В командование сотней вступил есаул Силкин[139], подчеркнутый кавалерист, подтянутый, чисто выбритый, хорошо одетый, усики вверх. Впоследствии, перед 2-й мировой войной, я часто встречал его в Париже, где, уже слегка отяжелевший, в скромном положении шофера, он все же не потерял вида кавалериста. Дальнейшая судьба его была печальна: в Лиенце, в числе выданных на расправу Сталину всех казачьих офицеров, был и полковник Силкин, отправленный в один из крайних северных концентрационных лагерей. Уже много времени спустя кто-то из ускользнувших рассказывал о его последних словах, обращенных к окружающим:
«Нас ожидает ужасное будущее, но мы должны оставаться мужественны и сохранить свою честь!»

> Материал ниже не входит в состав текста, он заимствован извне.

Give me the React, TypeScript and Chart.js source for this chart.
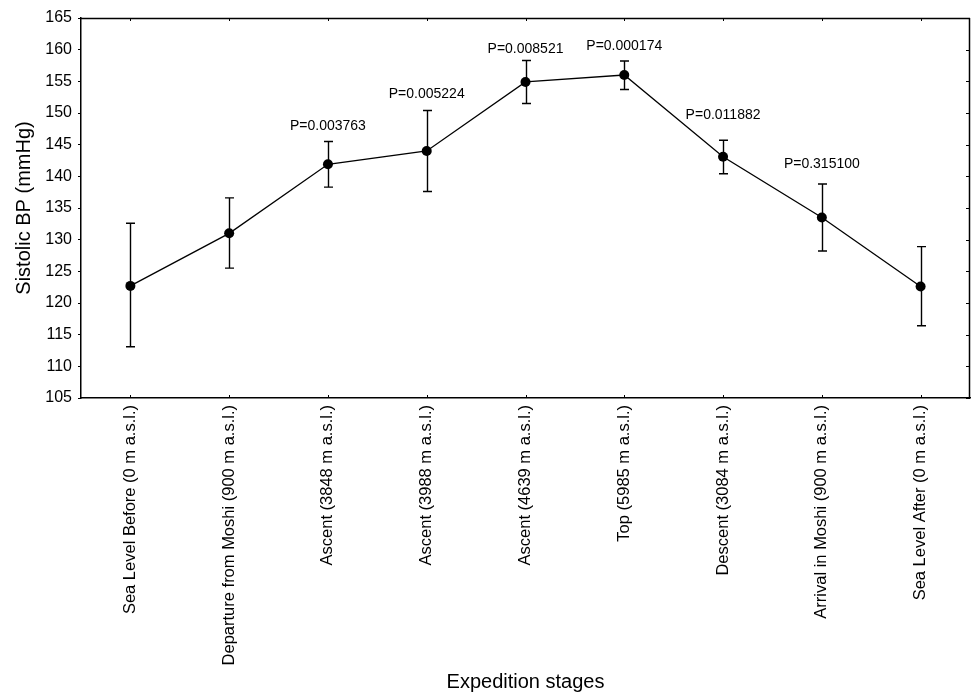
import React, { useEffect, useRef } from "react";
import { Chart, registerables } from "chart.js";

Chart.register(...registerables);

const stages = [
  "Sea Level Before (0 m a.s.l.)",
  "Departure from Moshi (900 m a.s.l.)",
  "Ascent (3848 m a.s.l.)",
  "Ascent (3988 m a.s.l.)",
  "Ascent (4639 m a.s.l.)",
  "Top (5985 m a.s.l.)",
  "Descent (3084 m a.s.l.)",
  "Arrival in Moshi (900 m a.s.l.)",
  "Sea Level After (0 m a.s.l.)",
];
const meanBP = [122.7, 131.0, 141.9, 144.0, 154.9, 156.0, 143.1, 133.5, 122.6];
const errHigh = [132.6, 136.6, 145.5, 150.4, 158.3, 158.2, 145.7, 138.8, 128.9];
const errLow = [113.1, 125.5, 138.3, 137.6, 151.5, 153.7, 140.4, 128.2, 116.4];
const pLabels = [null, null, "P=0.003763", "P=0.005224", "P=0.008521", "P=0.000174", "P=0.011882", "P=0.315100", null];
const pLabelAt = [null, null, 147.9, 153.0, 160.1, 160.6, 149.7, 141.9, null];
const yMin = 105;
const yMax = 165;
const yStep = 5;

const FONT = "'Liberation Sans', Arial, sans-serif";

const decorPlugin = {
  id: "decor",
  beforeDatasetsDraw(chart: any) {
    const { ctx } = chart;
    const xs = chart.scales.x;
    const ys = chart.scales.y;
    ctx.save();
    ctx.strokeStyle = "#000";
    ctx.lineWidth = 1.4;
    const cap = 4.5;
    for (let i = 0; i < meanBP.length; i++) {
      const x = Math.round(xs.getPixelForValue(i)) + 0.5;
      const yH = ys.getPixelForValue(errHigh[i]);
      const yL = ys.getPixelForValue(errLow[i]);
      ctx.beginPath();
      ctx.moveTo(x, yH);
      ctx.lineTo(x, yL);
      ctx.moveTo(x - cap, yH);
      ctx.lineTo(x + cap, yH);
      ctx.moveTo(x - cap, yL);
      ctx.lineTo(x + cap, yL);
      ctx.stroke();
    }
    ctx.restore();
  },
  afterDraw(chart: any) {
    const { ctx, chartArea } = chart;
    const xs = chart.scales.x;
    const ys = chart.scales.y;
    const { left, right, top, bottom } = chartArea;
    ctx.save();
    ctx.strokeStyle = "#000";
    ctx.lineWidth = 1.5;
    // top and right borders
    ctx.beginPath();
    ctx.moveTo(left, Math.round(top) + 0.5);
    ctx.lineTo(right, Math.round(top) + 0.5);
    ctx.moveTo(Math.round(right) - 0.5, top);
    ctx.lineTo(Math.round(right) - 0.5, bottom);
    ctx.stroke();
    ctx.lineWidth = 1;
    ctx.beginPath();
    // inward ticks on top and bottom
    for (let i = 0; i < stages.length; i++) {
      const x = Math.round(xs.getPixelForValue(i)) + 0.5;
      ctx.moveTo(x, top);
      ctx.lineTo(x, top + 3);
      ctx.moveTo(x, bottom);
      ctx.lineTo(x, bottom - 3);
    }
    // inward ticks on right
    for (let v = yMin; v <= yMax; v += yStep) {
      const y = Math.round(ys.getPixelForValue(v)) + 0.5;
      ctx.moveTo(right, y);
      ctx.lineTo(right - 4, y);
    }
    ctx.stroke();
    // p-value labels
    ctx.fillStyle = "#000";
    ctx.font = "14px " + FONT;
    ctx.textAlign = "center";
    ctx.textBaseline = "middle";
    for (let i = 0; i < pLabels.length; i++) {
      const t = pLabels[i];
      const yv = pLabelAt[i];
      if (!t || yv == null) continue;
      ctx.fillText(t, xs.getPixelForValue(i), ys.getPixelForValue(yv));
    }
    ctx.restore();
  },
};

export default function App() {
  const ref = useRef<HTMLCanvasElement>(null);
  useEffect(() => {
    document.body.style.margin = "0";
    document.body.style.background = "#fff";
    const chart = new Chart(ref.current!, {
      type: "line",
      data: {
        labels: stages,
        datasets: [
          {
            data: meanBP,
            borderColor: "#000",
            backgroundColor: "#000",
            borderWidth: 1.3,
            pointRadius: 5,
            pointBackgroundColor: "#000",
            pointBorderColor: "#000",
            pointBorderWidth: 0,
            tension: 0,
          },
        ],
      },
      options: {
        responsive: false,
        animation: false,
        events: [],
        layout: { autoPadding: false, padding: { top: 18, right: 2, left: 0, bottom: 0 } },
        plugins: { legend: { display: false }, tooltip: { enabled: false } },
        scales: {
          x: {
            type: "category",
            offset: true,
            grid: { display: false, drawTicks: false },
            border: { display: true, color: "#000", width: 1.5 },
            ticks: {
              autoSkip: false,
              maxRotation: 90,
              minRotation: 90,
              padding: 7,
              color: "#000",
              font: { family: FONT, size: 16.5 },
            },
            title: {
              display: true,
              text: "Expedition stages",
              color: "#000",
              font: { family: FONT, size: 20 },
              padding: { top: 0, bottom: 0 },
            },
            afterFit: (s: any) => {
              s.height = 296;
              s.paddingLeft = 0;
              s.paddingRight = 0;
            },
          },
          y: {
            min: yMin,
            max: yMax,
            grid: { display: true, drawOnChartArea: false, drawTicks: true, tickLength: 3, color: "#000" },
            border: { display: true, color: "#000", width: 1.5 },
            ticks: {
              stepSize: yStep,
              padding: 6,
              color: "#000",
              font: { family: FONT, size: 16 },
            },
            title: {
              display: true,
              text: "Sistolic BP (mmHg)",
              color: "#000",
              font: { family: FONT, size: 20 },
              padding: { top: 12, bottom: 0 },
            },
            afterFit: (s: any) => {
              s.width = 81;
            },
          },
        },
      },
      plugins: [decorPlugin],
    });
    return () => chart.destroy();
  }, []);
  return (
    <div style={{ width: 972, height: 694 }}>
      <canvas ref={ref} width={972} height={694} />
    </div>
  );
}
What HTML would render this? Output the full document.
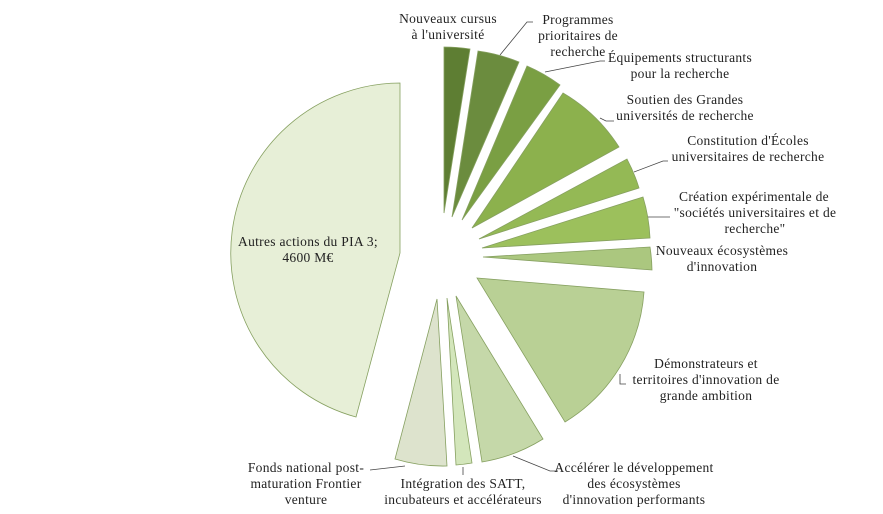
<!DOCTYPE html>
<html><head><meta charset="utf-8"><style>
html,body{margin:0;padding:0;background:#fff;}
svg{display:block;}
text{font-family:"Liberation Serif",serif;font-size:13.5px;letter-spacing:0.3px;fill:#222;}
</style></head><body>
<svg width="883" height="514" viewBox="0 0 883 514" xmlns="http://www.w3.org/2000/svg">
<g stroke="#86a060" stroke-width="0.8">
<path d="M444,213 L444,47 A166,166 0 0 1 470,49 Z" fill="#5e7e33"/>
<path d="M452,217 L478,51 A166,166 0 0 1 519,62 Z" fill="#6b8c3e"/>
<path d="M462,220 L527,66 A166,166 0 0 1 560,85 Z" fill="#7a9f43"/>
<path d="M472,228 L563,93 A166,166 0 0 1 619,147 Z" fill="#8cb14d"/>
<path d="M479,239 L627,159 A166,166 0 0 1 639,188 Z" fill="#94b955"/>
<path d="M482,248 L643,197 A166,166 0 0 1 650,238 Z" fill="#9cc05c"/>
<path d="M483,257 L650,247 A166,166 0 0 1 652,270 Z" fill="#abc77f"/>
<path d="M477,278 L644,292 A166,166 0 0 1 565,422 Z" fill="#b9d095"/>
<path d="M456,296 L543,439 A166,166 0 0 1 482,462 Z" fill="#c5d8a9"/>
<path d="M447,298 L472,463 A166,166 0 0 1 456,465 Z" fill="#d3e6bb"/>
<path d="M437,299 L447,466 A166,166 0 0 1 395,459 Z" fill="#dde3cd"/>
<path d="M400,253 L400,83 A170,170 0 0 0 356,417 Z" fill="#e7efd7"/>
</g>
<g stroke="#444" stroke-width="0.8" fill="none">
<polyline points="500,55 527,22 533,22"/>
<polyline points="545,72 600,61 605,61"/>
<polyline points="600,118 606,121 614,121"/>
<polyline points="634,172 663,161 668,161"/>
<polyline points="648,217 670,217"/>
<polyline points="620,374 620,384 626,384"/>
<polyline points="513,456 550,471 558,471"/>
<polyline points="463,467 463,475"/>
<polyline points="405,466 370,470"/>
</g>
<g text-anchor="middle">
<text x="448" y="23">Nouveaux cursus</text><text x="448" y="39">à l'université</text>
<text x="578" y="24">Programmes</text><text x="578" y="40">prioritaires de</text><text x="578" y="56">recherche</text>
<text x="680" y="62">Équipements structurants</text><text x="680" y="78">pour la recherche</text>
<text x="685" y="104">Soutien des Grandes</text><text x="685" y="120">universités de recherche</text>
<text x="748" y="145">Constitution d'Écoles</text><text x="748" y="161">universitaires de recherche</text>
<text x="754" y="201">Création expérimentale  de</text><text x="755" y="217">"sociétés universitaires et de</text><text x="755" y="233">recherche"</text>
<text x="722" y="255">Nouveaux écosystèmes</text><text x="722" y="271">d'innovation</text>
<text x="706" y="368">Démonstrateurs et</text><text x="706" y="384">territoires d'innovation de</text><text x="706" y="400">grande ambition</text>
<text x="634" y="472">Accélérer le développement</text><text x="634" y="488">des écosystèmes</text><text x="634" y="504">d'innovation performants</text>
<text x="463" y="488">Intégration des SATT,</text><text x="463" y="504">incubateurs et accélérateurs</text>
<text x="306" y="472">Fonds national post-</text><text x="306" y="488">maturation Frontier</text><text x="306" y="504">venture</text>
<text x="308" y="246">Autres actions du PIA 3;</text><text x="308" y="262">4600 M€</text>
</g>
</svg>
</body></html>
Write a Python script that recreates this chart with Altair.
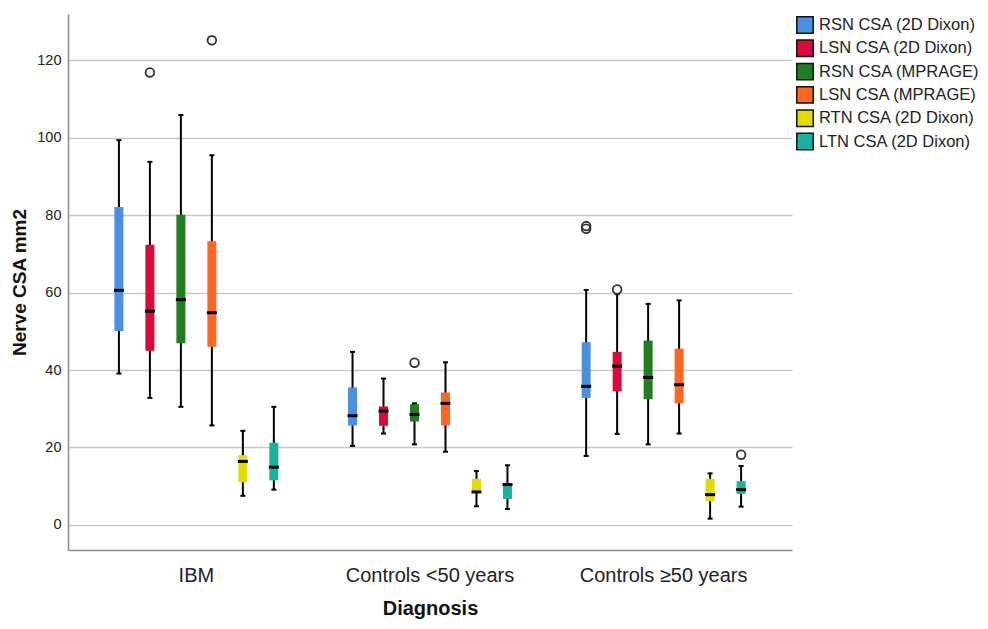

В тот же или на следующий день узнали мы о новом ударе, и на сей раз для всей армии: по соседству с нами, у станции Шаблиевская, смертельно ранен осколком снаряда никем не заменимый генерал Марков! Тяжелая потеря и для Главнокомандующего генерала Деникина, потерявшего не только друга-соратника, но и свою «правую руку»! Уходили в могилы лучшие герои-патриоты, столь необходимые для бьющейся, едва возрождавшейся армии.
Вышли мы на Маныч. Вперед посланы люди искать брод в топкой и широкой реке. Подошли к Манычу. Вправо – железнодорожная насыпь и мост, на который с противоположной стороны несся пущенный красными паровоз – по-видимому, с целью где-то что-то разбить. Поскакавший к насыпи генерал Деникин повернул нас влево, и нам не пришлось видеть последствий атаки паровоза.
Поздно вечером перешли Маныч по мосту и отправились на ночевку в Великокняжескую. На следующий день повернули на Прочноокопскую. Здесь я получил приказание в сопровождении двух всадников доставить очень спешное донесение полковнику Кутепову, наступавшему с юга на Белую Глину. Было совсем темно, когда мы очутились в степи. Нигде ни души. Надо спешить! Ориентироваться нелегко. На небе все же видны какие-то светила: взглянешь – и дальше. К счастью, части полковника Кутепова растянулись по дороге, и мы наткнулись на их хвост. С робостью подъехали. Свои! Поскакали в голову колонны, где находился полковник Кутепов. Я передал ему конверт с донесением…
В Белую Глину мы ворвались с частями полковника Кутепова. Со всадниками других частей мы ловили метавшихся красных и набрали их порядочно. С рассветом вернулись в свой полк, вошедший в село с противоположной стороны. Явившись к командиру сотни, узнали о жестокой резне в Дроздовском полку. Среди погибших и доблестный командир батальона полковник Жебрак! Еще одна большая потеря!
Где-то в этом же районе пришлось мне быть с двумя казаками в глубокой разведке: надо было выяснить, занято ли село красными частями. С утра двинулись указанной дорогой на юг. Взъехали на высокий подъем и долго шли степью, пока совсем вдали не показалось село. Несмотря на страдную пору, нигде не было видно людей. Продвинулись дальше. С высоты занятого нами для наблюдения косогора было видно большое село, южная окраина которого терялась в плохо видимой дали, и невозможно было разобрать, что в нем творилось.